In a stroke of good fortune, money came in 1911 when the state collected $798,546 in inheritance tax from wealthy Union Pacific Railroad president E.H. Harriman, allowing Utah to secure a one million dollar bond and construction of the capitol to begin.
Known to some as the "Dean of Utah Architecture," Richard Kletting was tapped in a statewide competition to be the impending state capitol's designer. After breaking ground back in 1909, construction was finally underway three years later on December 12, 1912 with its first use unfinished in 1915 and completion in 1916.
In the "Utah History Encyclopedia," historian Geraldine H. Clayton described some elements of Kletting's structure.

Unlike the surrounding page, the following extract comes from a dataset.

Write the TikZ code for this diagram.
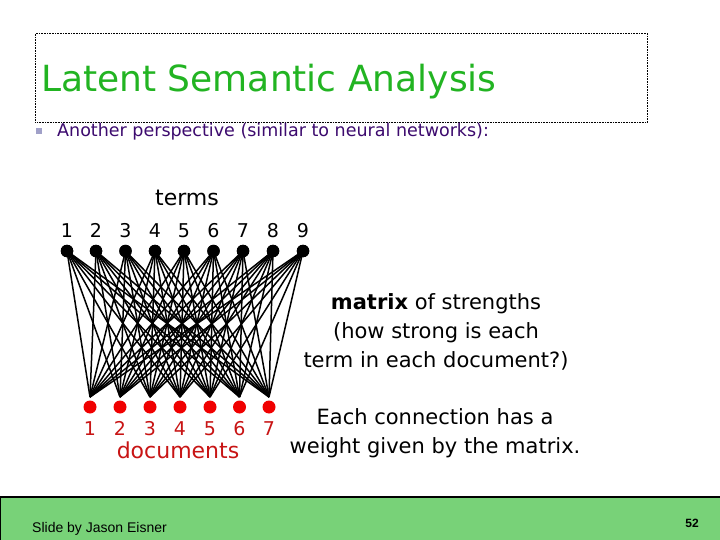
\documentclass[tikz,border=0pt]{standalone}
\usepackage{fontspec}
\setmainfont{DejaVu Sans}
\newfontfamily\arialfont{Liberation Sans}
\definecolor{titlegreen}{RGB}{34,180,34}
\definecolor{subpurple}{RGB}{60,10,110}
\definecolor{docred}{RGB}{200,20,20}
\definecolor{dotred}{RGB}{240,0,0}
\definecolor{footgreen}{RGB}{120,210,120}
\definecolor{bulletgray}{RGB}{160,160,200}
\begin{document}
\begin{tikzpicture}[x=1pt,y=-1pt,
  termdot/.style={circle,fill=black,inner sep=0pt,minimum size=12.5pt},
  docdot/.style={circle,fill=dotred,inner sep=0pt,minimum size=13pt},
  numlbl/.style={inner sep=0pt,anchor=base,font=\fontsize{19}{19}\selectfont},
  edge/.style={line width=1.5pt},
  bigtext/.style={align=center,inner sep=0pt,font=\fontsize{21}{29}\selectfont}]
\useasboundingbox (0,0) rectangle (720,540);
\fill[white] (0,0) rectangle (720,540);
% title box
\node[draw,densely dotted,line width=0.6pt,minimum width=612pt,minimum height=89pt,inner sep=0pt,anchor=north west] (titlebox) at (35,33) {};
\node[anchor=base west,inner sep=0pt,text=titlegreen,font=\fontsize{36}{36}\selectfont] (title) at (41,92) {Latent Semantic Analysis};
% bullet
\node[fill=bulletgray,minimum size=6.5pt,inner sep=0pt] (bullet) at (39,131) {};
\node[anchor=base west,inner sep=0pt,text=subpurple,font=\fontsize{17.5}{17.5}\selectfont] (sub) at (57,137) {Another perspective (similar to neural networks):};
% terms
\node[inner sep=0pt,anchor=base,font=\fontsize{22}{22}\selectfont] (terms) at (187,206) {terms};
\foreach \i/\x in {1/67,2/96,3/125.5,4/155,5/184,6/213.5,7/243,8/273,9/303}{
  \node[termdot] (t\i) at (\x,251) {};
  \node[numlbl] (tl\i) at (\x,237) {\i};
}
\foreach \j/\x in {1/90,2/120,3/150,4/180,5/210,6/239.5,7/269}{
  \node[docdot] (b\j) at (\x,407) {};
  \coordinate (bc\j) at (\x,397);
  \node[numlbl,text=docred] (bl\j) at (\x,435) {\j};
}
\foreach \i in {1,...,9}{
  \foreach \j in {1,...,7}{
    \draw[edge] (t\i.center) -- (bc\j);
  }
}
\foreach \i in {1,...,9}{\node[termdot] at (t\i) {};}
\node[inner sep=0pt,anchor=base,text=docred,font=\fontsize{22}{22}\selectfont] (docs) at (178,458) {documents};
% right texts
\node[bigtext] (matrix) at (436,332) {\textbf{matrix} of strengths\\(how strong is each\\term in each document?)};
\node[bigtext] (conn) at (435,433) {Each connection has a\\weight given by the matrix.};
% footer
\fill[footgreen] (0,497) rectangle (720,540);
\draw[line width=1.2pt] (0,540) -- (0,497) -- (720,497);
\node[anchor=base west,inner sep=0pt,font=\arialfont\fontsize{14}{14}\selectfont] (credit) at (32,532) {Slide by Jason Eisner};
\node[inner sep=0pt,anchor=base,font=\arialfont\bfseries\fontsize{12}{12}\selectfont] (page) at (692,527) {52};
\end{tikzpicture}
\end{document}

"The exterior of Kletting's capitol design is similar to the U.S. Capitol in Washington, D.C.," Clayton said. "The Utah building perhaps achieves some of its grandeur from the condensation of the same elements — the porticos, pediments, and monumental columns-onto the simple, but carefully proportioned, rectangle."
The 404-foot long and 240-foot wide statehouse is steeped in pride, rife with the Utah's industrious beehive symbol as well as two monuments — to the West and East respectively — commemorating the 388 Utah natives who died in the Vietnam War and 500 Mormons who marched in the Mormon Battalion.
The Capitol's interior is centered on a 165-foot tall rotunda watched over by the statued likenesses of some notable including Brigham Young and TV inventor Philo T. Farnsworth. The building is flanked by the Supreme Court to the East and the House of Representatives on the West.
In "Temples of Democracy," a 1976 book critiquing American state capitols, Henry Russell Hitchcock and William Seale praised Kletting's work.
"His plan was the simplest and most dramatic," they wrote. "Wide but not deep, its dome and its continuous range of colossal Corinthian columns echoed the national capitol. There was so little incidental decoration that the general effect was more strictly Classical than Renaissance ... Surveying the Great Salt Lake and ranges of mountains that fade to pink and violet in the setting sun, the Utah Capitol combines ... simplicity with ... [a] taste for the spectacular."
In 2008 — after nearly 92 years since its first dedication — the Capitol building concluded restorations and seismic upgrades and celebrated with a program mirroring that of the original ceremony, now almost a century ago, with a speech by Gov. Jon Huntsman, dedicatory prayer by Gordon B. Hinckley and music by the Mormon Tabernacle choir among others.
"It is important that we always remember this is more than a building," said David Hart, chief architect over the reconstruction. "It is a special place. It is — "the people's house. It is a temple to democracy. It is the physical manifestation of our constitution and our rights."